Take the lines from the top down to and including the one with "const mLeft = 126, mRight" and repeat them exactly. Omit images.

#### Source excerpt ####

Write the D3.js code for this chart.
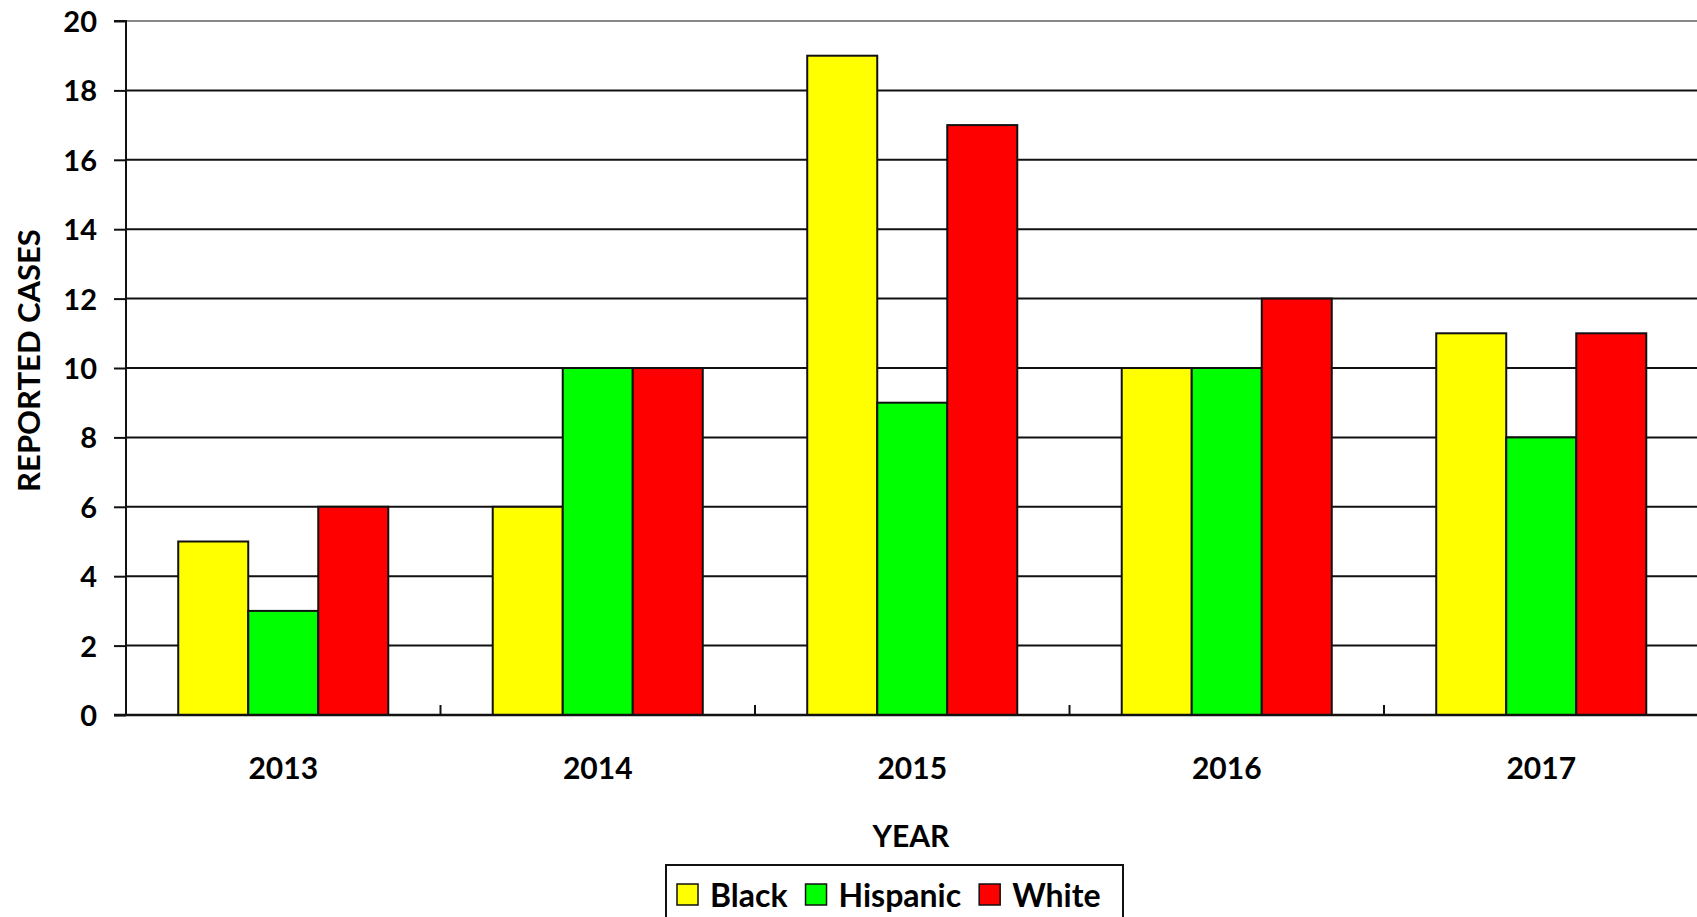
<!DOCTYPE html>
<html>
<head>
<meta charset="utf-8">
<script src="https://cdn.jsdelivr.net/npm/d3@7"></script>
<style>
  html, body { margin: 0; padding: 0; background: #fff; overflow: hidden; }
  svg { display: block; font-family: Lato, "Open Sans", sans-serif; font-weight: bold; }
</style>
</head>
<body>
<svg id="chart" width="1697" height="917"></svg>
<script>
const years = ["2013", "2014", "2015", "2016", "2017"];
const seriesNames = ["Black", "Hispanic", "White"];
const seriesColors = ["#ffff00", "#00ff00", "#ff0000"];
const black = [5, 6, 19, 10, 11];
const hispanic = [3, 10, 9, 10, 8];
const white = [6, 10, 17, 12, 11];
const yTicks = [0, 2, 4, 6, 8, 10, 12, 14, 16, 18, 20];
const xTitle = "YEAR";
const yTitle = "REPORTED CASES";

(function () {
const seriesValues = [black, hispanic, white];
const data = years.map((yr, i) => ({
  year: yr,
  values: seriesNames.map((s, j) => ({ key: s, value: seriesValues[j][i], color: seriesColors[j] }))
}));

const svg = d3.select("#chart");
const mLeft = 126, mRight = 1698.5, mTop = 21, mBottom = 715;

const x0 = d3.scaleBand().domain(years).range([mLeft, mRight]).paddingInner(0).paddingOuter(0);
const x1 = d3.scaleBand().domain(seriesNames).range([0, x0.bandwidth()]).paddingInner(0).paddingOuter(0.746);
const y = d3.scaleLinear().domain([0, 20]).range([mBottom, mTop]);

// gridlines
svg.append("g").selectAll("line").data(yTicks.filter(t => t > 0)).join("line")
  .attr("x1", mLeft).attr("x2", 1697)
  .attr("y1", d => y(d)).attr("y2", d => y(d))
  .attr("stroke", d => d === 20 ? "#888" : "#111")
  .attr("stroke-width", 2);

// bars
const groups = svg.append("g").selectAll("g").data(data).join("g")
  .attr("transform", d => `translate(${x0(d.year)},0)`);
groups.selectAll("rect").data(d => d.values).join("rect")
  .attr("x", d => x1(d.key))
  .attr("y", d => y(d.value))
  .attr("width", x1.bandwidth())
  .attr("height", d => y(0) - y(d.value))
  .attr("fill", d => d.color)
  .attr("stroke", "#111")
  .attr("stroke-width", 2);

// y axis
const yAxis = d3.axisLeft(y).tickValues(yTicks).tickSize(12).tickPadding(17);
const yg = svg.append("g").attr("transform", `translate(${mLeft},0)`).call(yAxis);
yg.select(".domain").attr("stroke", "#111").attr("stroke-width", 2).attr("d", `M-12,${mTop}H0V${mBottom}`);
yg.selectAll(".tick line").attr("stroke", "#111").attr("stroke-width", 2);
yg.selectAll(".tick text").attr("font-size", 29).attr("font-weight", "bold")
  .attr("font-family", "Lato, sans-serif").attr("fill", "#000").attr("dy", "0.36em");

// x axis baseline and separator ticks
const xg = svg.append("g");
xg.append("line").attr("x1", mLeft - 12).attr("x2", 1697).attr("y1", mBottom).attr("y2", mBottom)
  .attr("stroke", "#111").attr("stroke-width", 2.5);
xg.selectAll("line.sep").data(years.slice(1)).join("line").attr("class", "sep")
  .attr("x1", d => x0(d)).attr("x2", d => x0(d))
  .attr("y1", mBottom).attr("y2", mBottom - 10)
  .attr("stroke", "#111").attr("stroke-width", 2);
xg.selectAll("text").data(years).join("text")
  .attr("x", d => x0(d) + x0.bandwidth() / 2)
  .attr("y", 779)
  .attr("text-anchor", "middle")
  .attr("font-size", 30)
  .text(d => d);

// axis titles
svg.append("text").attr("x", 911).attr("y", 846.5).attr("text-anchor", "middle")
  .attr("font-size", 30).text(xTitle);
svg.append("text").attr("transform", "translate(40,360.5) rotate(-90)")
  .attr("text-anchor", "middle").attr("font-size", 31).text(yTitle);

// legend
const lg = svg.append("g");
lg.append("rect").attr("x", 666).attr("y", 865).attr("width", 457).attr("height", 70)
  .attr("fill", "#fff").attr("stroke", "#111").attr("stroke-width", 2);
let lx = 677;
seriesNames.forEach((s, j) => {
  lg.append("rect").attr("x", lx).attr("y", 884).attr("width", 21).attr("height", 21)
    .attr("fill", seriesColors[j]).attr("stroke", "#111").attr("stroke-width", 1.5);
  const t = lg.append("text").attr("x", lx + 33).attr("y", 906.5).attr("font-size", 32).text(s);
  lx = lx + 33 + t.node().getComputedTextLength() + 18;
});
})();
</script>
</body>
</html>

####

Output for this exercise:
Write the D3.js code for this chart.
<!DOCTYPE html>
<html>
<head>
<meta charset="utf-8">
<script src="https://cdn.jsdelivr.net/npm/d3@7"></script>
<style>
  html, body { margin: 0; padding: 0; background: #fff; overflow: hidden; }
  svg { display: block; font-family: Lato, "Open Sans", sans-serif; font-weight: bold; }
</style>
</head>
<body>
<svg id="chart" width="1697" height="917"></svg>
<script>
const years = ["2013", "2014", "2015", "2016", "2017"];
const seriesNames = ["Black", "Hispanic", "White"];
const seriesColors = ["#ffff00", "#00ff00", "#ff0000"];
const black = [5, 6, 19, 10, 11];
const hispanic = [3, 10, 9, 10, 8];
const white = [6, 10, 17, 12, 11];
const yTicks = [0, 2, 4, 6, 8, 10, 12, 14, 16, 18, 20];
const xTitle = "YEAR";
const yTitle = "REPORTED CASES";

(function () {
const seriesValues = [black, hispanic, white];
const data = years.map((yr, i) => ({
  year: yr,
  values: seriesNames.map((s, j) => ({ key: s, value: seriesValues[j][i], color: seriesColors[j] }))
}));

const svg = d3.select("#chart");
const mLeft = 126, mRight = 1698.5, mTop = 21, mBottom = 715;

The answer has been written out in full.